Few things light up the collector-car world quite like a genuine barn find, and the man behind GIVE ME THE VIN (GMTV), John Clay Wolfe, has just unearthed two of them at once. After months of quietly buying and cataloging vehicles tucked away in Houston, Texas, and Talladega, Alabama, Wolfe is sending more than 180 classic American cars, project Mopars, and mountains of vintage parts across the auction block, with absolutely no reserves attached.
The sale, billed as the "Houston Mopar Meltdown and the Alabama Barn Find Absolute Auction," runs June 6 in Walnut Springs, Texas, with online bidding available through GMTV Auctions. The twist that has enthusiasts buzzing is the format: every lot sells to the highest bidder, period. There are no reserves and no safety net for the seller, which means a buyer could walk away with a genuine steal, or watch prices climb far past expectations.
Wolfe has been candid about the gamble. He admitted the no-reserve structure is nerve-wracking, but said the enthusiasm from the public and the car community convinced him to throw the doors wide open and let bidders decide what everything is worth.
A Mopar Goldmine Hiding in Houston
For Dodge and Plymouth faithful, the Houston half of the haul is the main event. GMTV says it includes somewhere around 70 vintage Charger projects and bodies, plus a staggering volume of Mopar hardware: carburetors, intake manifolds, interior panels, rear ends, engine blocks, and crates of factory components. Wolfe has compared walking the property to attending the "Mopar National," with rows of Chargers and parts stretching in every direction.
The condition runs the full spectrum. Some cars are solid, complete projects ready for a restoration, while others are rollers or stripped shells. Even so, seasoned restorers know that a rough Charger body can turn into serious money once it is finished, especially as classic Mopar values have soared over the last decade. Wolfe singled out factory 440 Chargers, a Super Bee project, and several sought-after body styles that could eventually justify six-figure restorations.

Alabama Adds Variety to the Mix
If Houston is all about the Chargers, the Alabama collection brings welcome variety. Mixed in among the classic American iron are several Chevrolet Corvettes, an Oldsmobile 442, a Buick Boat-Tail Riviera, a group of vintage Cadillacs, Mustangs, and even a few imports like Hondas and Mazda RX-7s. According to Wolfe, a number of the Alabama cars cleaned up far better than anyone expected once the team got them running again.
The standout of the bunch is a heavily built 1971 Dodge Demon nicknamed "Demonic," a documented custom that once graced the cover of Mopar Magazine. Wolfe believes that car alone could be worth six figures. Beyond the running vehicles, there are pallets of loose parts and entire shipping containers stuffed with unsorted Mopar components, some of which will reportedly be sold as enormous "grab bag" lots.

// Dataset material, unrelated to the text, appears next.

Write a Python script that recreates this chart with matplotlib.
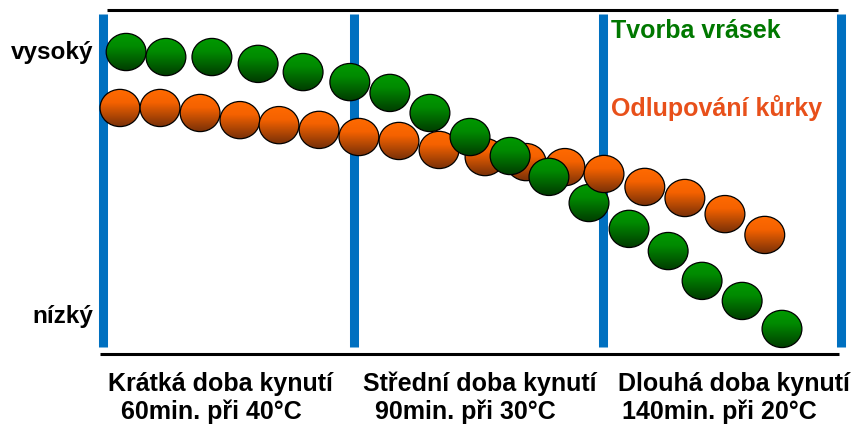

The Effort Behind the Haul
Pulling a collection this size out of long-term storage was no small task. In videos posted to his YouTube channel, Wolfe described arriving at the Houston site to find vehicles buried and wedged together so tightly there was barely room to move between them. He joked about contending with "10,000 snakes" hiding among the cars and admitted the scene was far rougher than he had anticipated.
To make sense of the chaos, the crew hauled dozens of cars to a separate lay-down yard in Brookshire, Texas, where each one could be sorted, photographed, and cataloged before the sale. Even after all that work, Wolfe expects the no-reserve format to hand a few bold buyers some real bargains on unfinished projects and overlooked gems.
Why Collectors Are Paying Attention
Absolute, no-reserve sales of this scale are rare, and they are rarer still when this many vintage Mopars are on offer. Desirable Chargers, Super Bees, and hard-to-find Mopar parts usually move through private deals or marquee collector auctions with healthy reserves attached. This event ignores that playbook entirely and lets the market set the price in real time.
Whether the hammer prices end up as screaming deals or surprise paydays, the sale is shaping up to be one of the more unusual collector-car events of the year. Between the mountain of Charger projects, the eclectic survivors from Alabama, and the very real chance of treasure buried in the parts piles, this field of dreams could send more than a few enthusiasts home grinning.